Frequently asked questions
Is Zagreb worth visiting?
Yes, for one or two days for most visitors. Zagreb suits travellers who prefer walkable cities, museums, cafés and Central European architecture over beaches and resorts. It is also the easiest base for day trips to Plitvice Lakes and the inland half of Croatia.
How many days do you need in Zagreb?
One full day covers the main sights in Gornji Grad and Donji Grad. Two days adds the museums and the eastern Maksimir Park area. A weekend (two or three days) is the most common stay length. A week works well if you use Zagreb as a base for day trips.
What is the best time of year to visit Zagreb?
May, June, September and early October offer the best balance of weather, prices and lower crowds. July and August are hot and busy. December is dominated by Advent in Zagreb, one of Europe's most popular Christmas markets, with full hotels and higher prices.
Is Zagreb safe for tourists?
Yes, by European capital standards. Petty theft (pickpocketing in crowded trams, markets and tourist spots) is the most common issue. Violent crime against tourists is rare. Standard precautions apply.
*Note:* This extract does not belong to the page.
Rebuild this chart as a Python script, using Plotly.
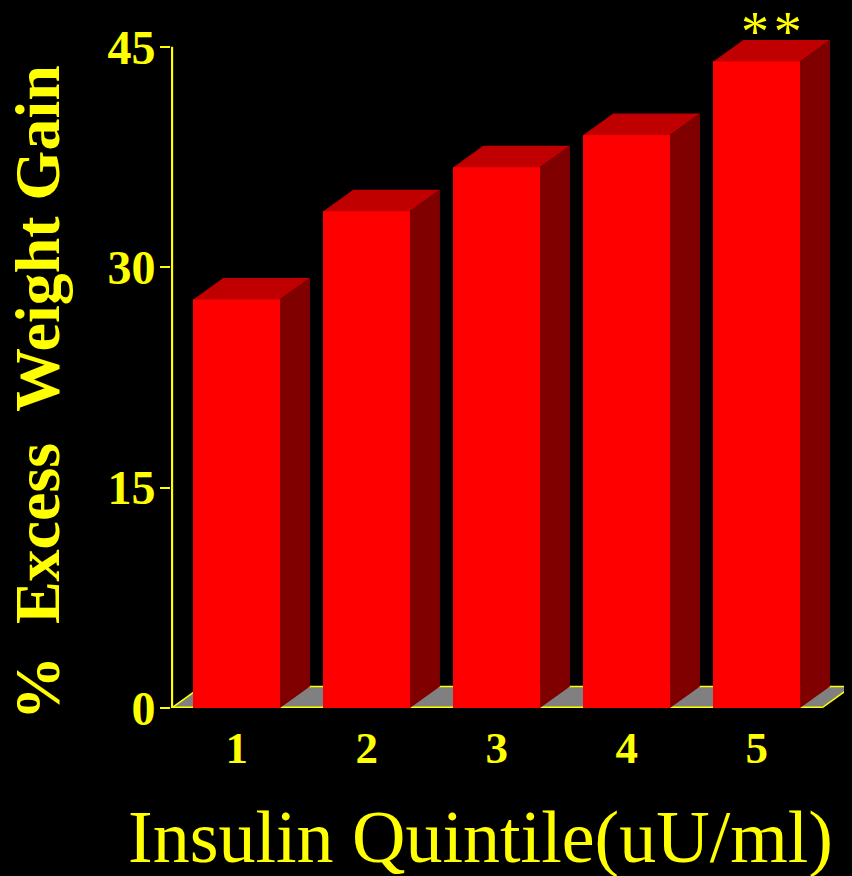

What currency does Zagreb use in 2026?
The euro. Croatia adopted the euro on January 1, 2023. Older guidebooks predating 2023 may still quote prices in the previous national currency; those prices are out of date.
How do I get from Zagreb Airport to the city centre?
Bus 290 is the cheapest option (around €1 to €2 cash on board, journey 35 to 45 minutes to Kvaternikov trg). The airport shuttle runs to the central bus station, Autobusni kolodvor (about €8 to €9, 25 to 35 minutes). Taxis and rideshare typically run €20 to €35 to the city centre.
Do people in Zagreb speak English?
Widely, especially in hotels, restaurants, shops in the city centre and among anyone under about 50. Signage in tourist areas is bilingual or trilingual.
Is Zagreb a good base for day trips?
Yes. Plitvička jezera (Plitvice Lakes) National Park is the headline day trip, around 130 km and about 2 hours by car. The coast (Split, Zadar) is reachable by direct train or bus. Ljubljana, Slovenia (140 km) is a popular cross-border day trip, as are Sarajevo and Mostar in Bosnia.